>> Begin
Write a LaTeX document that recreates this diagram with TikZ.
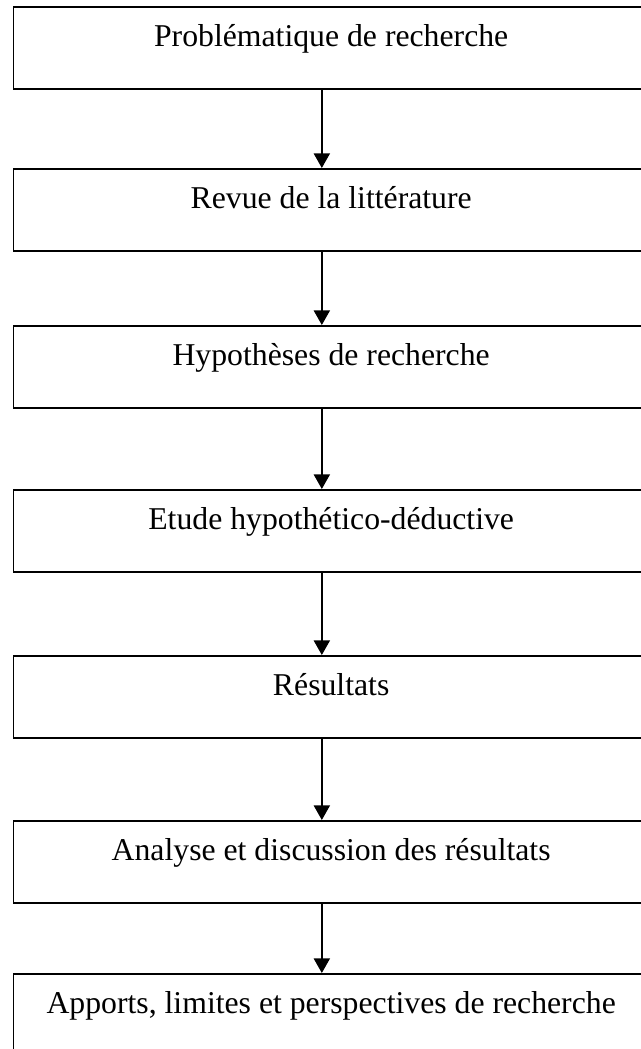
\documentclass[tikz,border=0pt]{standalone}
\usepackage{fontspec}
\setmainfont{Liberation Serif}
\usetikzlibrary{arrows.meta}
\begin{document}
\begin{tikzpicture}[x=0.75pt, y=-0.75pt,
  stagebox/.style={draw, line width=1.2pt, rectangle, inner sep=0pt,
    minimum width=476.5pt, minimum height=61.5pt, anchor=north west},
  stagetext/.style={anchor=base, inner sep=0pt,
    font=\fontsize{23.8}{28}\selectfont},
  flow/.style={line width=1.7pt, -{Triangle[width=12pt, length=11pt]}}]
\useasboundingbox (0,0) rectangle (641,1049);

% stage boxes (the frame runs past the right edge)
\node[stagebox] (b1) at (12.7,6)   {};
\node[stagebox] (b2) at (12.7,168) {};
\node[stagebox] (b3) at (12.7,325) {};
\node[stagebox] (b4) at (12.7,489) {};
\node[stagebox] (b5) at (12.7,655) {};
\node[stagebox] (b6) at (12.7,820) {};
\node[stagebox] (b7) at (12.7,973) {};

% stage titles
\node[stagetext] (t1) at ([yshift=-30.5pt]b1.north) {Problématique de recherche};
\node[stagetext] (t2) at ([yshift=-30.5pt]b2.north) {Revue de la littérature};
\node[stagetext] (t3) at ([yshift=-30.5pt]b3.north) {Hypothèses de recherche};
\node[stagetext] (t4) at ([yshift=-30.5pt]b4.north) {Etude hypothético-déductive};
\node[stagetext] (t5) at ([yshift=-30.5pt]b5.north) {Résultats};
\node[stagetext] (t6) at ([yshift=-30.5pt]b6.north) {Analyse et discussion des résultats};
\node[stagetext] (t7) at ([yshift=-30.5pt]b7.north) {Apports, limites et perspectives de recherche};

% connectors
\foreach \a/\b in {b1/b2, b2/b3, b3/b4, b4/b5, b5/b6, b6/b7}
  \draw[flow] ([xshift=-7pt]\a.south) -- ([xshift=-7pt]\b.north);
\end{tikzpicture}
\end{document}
>> End
Challenge:
Restate the data word for word from its first line through the line with "(0,0) rectangle (641,1049);", leaving out any picture along the way.

Response:
Write a LaTeX document that recreates this diagram with TikZ.
\documentclass[tikz,border=0pt]{standalone}
\usepackage{fontspec}
\setmainfont{Liberation Serif}
\usetikzlibrary{arrows.meta}
\begin{document}
\begin{tikzpicture}[x=0.75pt, y=-0.75pt,
  stagebox/.style={draw, line width=1.2pt, rectangle, inner sep=0pt,
    minimum width=476.5pt, minimum height=61.5pt, anchor=north west},
  stagetext/.style={anchor=base, inner sep=0pt,
    font=\fontsize{23.8}{28}\selectfont},
  flow/.style={line width=1.7pt, -{Triangle[width=12pt, length=11pt]}}]
\useasboundingbox (0,0) rectangle (641,1049);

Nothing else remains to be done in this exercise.